■ **DIRECTIVE**
Reproduce exactly, with no pictures, each line from the opening of the material down through the line containing "const yTicks = [0, 20, 40, 60, 80, 100, 120, 140];".
________
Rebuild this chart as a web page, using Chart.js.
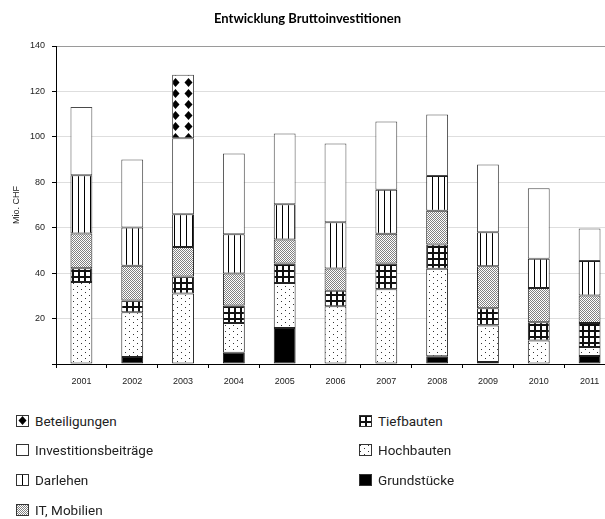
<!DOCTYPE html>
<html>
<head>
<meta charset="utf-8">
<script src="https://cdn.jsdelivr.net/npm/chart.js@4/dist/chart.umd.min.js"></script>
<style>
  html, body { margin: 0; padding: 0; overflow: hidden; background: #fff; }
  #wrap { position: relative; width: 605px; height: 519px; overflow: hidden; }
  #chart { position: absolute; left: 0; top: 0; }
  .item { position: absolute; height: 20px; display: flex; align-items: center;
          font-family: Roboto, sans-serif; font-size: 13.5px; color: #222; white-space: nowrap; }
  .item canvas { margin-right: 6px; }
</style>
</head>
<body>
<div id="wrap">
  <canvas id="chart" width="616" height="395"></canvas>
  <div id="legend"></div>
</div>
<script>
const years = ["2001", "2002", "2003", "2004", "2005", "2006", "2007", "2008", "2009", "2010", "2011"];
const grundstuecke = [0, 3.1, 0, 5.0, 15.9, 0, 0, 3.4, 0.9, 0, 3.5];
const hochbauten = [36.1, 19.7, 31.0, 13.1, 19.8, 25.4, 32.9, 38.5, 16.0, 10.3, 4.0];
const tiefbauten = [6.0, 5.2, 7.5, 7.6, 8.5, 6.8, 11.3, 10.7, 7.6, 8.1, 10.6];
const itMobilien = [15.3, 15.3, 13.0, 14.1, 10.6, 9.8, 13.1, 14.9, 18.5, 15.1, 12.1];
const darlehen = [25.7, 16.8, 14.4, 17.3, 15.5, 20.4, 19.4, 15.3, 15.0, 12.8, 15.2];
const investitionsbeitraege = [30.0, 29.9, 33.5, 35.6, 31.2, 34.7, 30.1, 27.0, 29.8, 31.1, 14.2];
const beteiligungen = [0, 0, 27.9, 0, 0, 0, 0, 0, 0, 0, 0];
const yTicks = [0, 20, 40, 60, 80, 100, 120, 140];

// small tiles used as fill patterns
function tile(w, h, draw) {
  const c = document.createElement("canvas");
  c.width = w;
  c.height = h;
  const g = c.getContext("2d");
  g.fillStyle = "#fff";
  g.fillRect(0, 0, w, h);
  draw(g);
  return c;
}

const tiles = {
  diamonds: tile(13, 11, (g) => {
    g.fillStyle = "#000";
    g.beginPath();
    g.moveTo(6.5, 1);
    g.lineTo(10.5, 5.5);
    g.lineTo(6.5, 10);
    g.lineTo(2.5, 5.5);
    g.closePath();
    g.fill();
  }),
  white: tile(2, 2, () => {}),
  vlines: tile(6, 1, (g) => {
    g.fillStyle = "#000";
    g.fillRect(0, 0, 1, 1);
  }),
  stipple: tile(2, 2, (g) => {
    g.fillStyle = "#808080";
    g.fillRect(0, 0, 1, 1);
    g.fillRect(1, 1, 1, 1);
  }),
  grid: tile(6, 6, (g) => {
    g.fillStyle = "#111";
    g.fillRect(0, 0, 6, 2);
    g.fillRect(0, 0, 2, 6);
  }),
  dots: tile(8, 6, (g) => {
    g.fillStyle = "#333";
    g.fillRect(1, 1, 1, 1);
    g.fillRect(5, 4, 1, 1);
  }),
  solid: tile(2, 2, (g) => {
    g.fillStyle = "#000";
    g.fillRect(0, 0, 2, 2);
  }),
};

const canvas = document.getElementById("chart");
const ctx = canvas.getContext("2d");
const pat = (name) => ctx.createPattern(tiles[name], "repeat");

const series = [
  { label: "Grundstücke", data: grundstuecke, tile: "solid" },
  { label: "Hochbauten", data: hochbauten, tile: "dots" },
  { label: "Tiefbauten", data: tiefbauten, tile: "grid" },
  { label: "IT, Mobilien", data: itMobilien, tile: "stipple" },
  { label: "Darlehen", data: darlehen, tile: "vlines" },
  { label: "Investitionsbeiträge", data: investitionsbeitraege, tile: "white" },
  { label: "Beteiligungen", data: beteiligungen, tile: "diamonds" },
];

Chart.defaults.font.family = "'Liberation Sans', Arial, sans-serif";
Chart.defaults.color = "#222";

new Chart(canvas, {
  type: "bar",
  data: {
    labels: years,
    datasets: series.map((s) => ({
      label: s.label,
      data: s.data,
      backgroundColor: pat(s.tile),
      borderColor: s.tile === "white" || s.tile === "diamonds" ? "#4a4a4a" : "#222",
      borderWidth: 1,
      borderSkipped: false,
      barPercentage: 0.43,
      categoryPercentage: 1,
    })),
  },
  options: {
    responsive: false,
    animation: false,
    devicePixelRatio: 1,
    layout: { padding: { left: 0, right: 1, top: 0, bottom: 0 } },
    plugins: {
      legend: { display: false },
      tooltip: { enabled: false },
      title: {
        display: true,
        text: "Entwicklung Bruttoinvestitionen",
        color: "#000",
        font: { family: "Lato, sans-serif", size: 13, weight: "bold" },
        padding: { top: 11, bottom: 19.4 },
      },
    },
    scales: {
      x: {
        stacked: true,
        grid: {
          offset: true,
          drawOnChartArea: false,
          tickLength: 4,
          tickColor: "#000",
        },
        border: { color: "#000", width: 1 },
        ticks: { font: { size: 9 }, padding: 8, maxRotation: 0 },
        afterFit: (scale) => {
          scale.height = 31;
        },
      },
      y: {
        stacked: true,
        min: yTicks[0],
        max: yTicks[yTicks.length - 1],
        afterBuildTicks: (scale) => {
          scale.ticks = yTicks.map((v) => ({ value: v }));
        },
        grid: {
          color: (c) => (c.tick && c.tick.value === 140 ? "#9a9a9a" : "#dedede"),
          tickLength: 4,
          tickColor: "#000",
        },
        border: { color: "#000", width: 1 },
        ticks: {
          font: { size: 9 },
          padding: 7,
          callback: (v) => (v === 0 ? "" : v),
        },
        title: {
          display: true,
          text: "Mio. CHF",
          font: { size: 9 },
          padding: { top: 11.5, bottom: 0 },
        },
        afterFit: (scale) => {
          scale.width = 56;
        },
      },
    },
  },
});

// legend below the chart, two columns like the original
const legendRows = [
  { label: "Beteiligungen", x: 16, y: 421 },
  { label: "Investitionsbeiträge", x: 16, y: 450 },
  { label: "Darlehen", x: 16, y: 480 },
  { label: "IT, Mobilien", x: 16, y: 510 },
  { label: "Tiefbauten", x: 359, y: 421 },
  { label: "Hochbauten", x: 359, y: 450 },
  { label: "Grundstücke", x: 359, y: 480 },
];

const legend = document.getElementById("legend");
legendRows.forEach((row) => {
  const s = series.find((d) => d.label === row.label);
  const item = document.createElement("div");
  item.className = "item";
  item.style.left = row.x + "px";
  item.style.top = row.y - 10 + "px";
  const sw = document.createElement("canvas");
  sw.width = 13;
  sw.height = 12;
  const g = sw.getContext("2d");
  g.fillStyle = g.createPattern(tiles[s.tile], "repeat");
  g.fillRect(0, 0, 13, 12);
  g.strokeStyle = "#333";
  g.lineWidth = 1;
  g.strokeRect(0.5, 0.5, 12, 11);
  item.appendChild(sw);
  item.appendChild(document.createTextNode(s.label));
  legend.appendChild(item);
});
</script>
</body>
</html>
________
■ **ANSWER FOR THE TASK**
Rebuild this chart as a web page, using Chart.js.
<!DOCTYPE html>
<html>
<head>
<meta charset="utf-8">
<script src="https://cdn.jsdelivr.net/npm/chart.js@4/dist/chart.umd.min.js"></script>
<style>
  html, body { margin: 0; padding: 0; overflow: hidden; background: #fff; }
  #wrap { position: relative; width: 605px; height: 519px; overflow: hidden; }
  #chart { position: absolute; left: 0; top: 0; }
  .item { position: absolute; height: 20px; display: flex; align-items: center;
          font-family: Roboto, sans-serif; font-size: 13.5px; color: #222; white-space: nowrap; }
  .item canvas { margin-right: 6px; }
</style>
</head>
<body>
<div id="wrap">
  <canvas id="chart" width="616" height="395"></canvas>
  <div id="legend"></div>
</div>
<script>
const years = ["2001", "2002", "2003", "2004", "2005", "2006", "2007", "2008", "2009", "2010", "2011"];
const grundstuecke = [0, 3.1, 0, 5.0, 15.9, 0, 0, 3.4, 0.9, 0, 3.5];
const hochbauten = [36.1, 19.7, 31.0, 13.1, 19.8, 25.4, 32.9, 38.5, 16.0, 10.3, 4.0];
const tiefbauten = [6.0, 5.2, 7.5, 7.6, 8.5, 6.8, 11.3, 10.7, 7.6, 8.1, 10.6];
const itMobilien = [15.3, 15.3, 13.0, 14.1, 10.6, 9.8, 13.1, 14.9, 18.5, 15.1, 12.1];
const darlehen = [25.7, 16.8, 14.4, 17.3, 15.5, 20.4, 19.4, 15.3, 15.0, 12.8, 15.2];
const investitionsbeitraege = [30.0, 29.9, 33.5, 35.6, 31.2, 34.7, 30.1, 27.0, 29.8, 31.1, 14.2];
const beteiligungen = [0, 0, 27.9, 0, 0, 0, 0, 0, 0, 0, 0];
const yTicks = [0, 20, 40, 60, 80, 100, 120, 140];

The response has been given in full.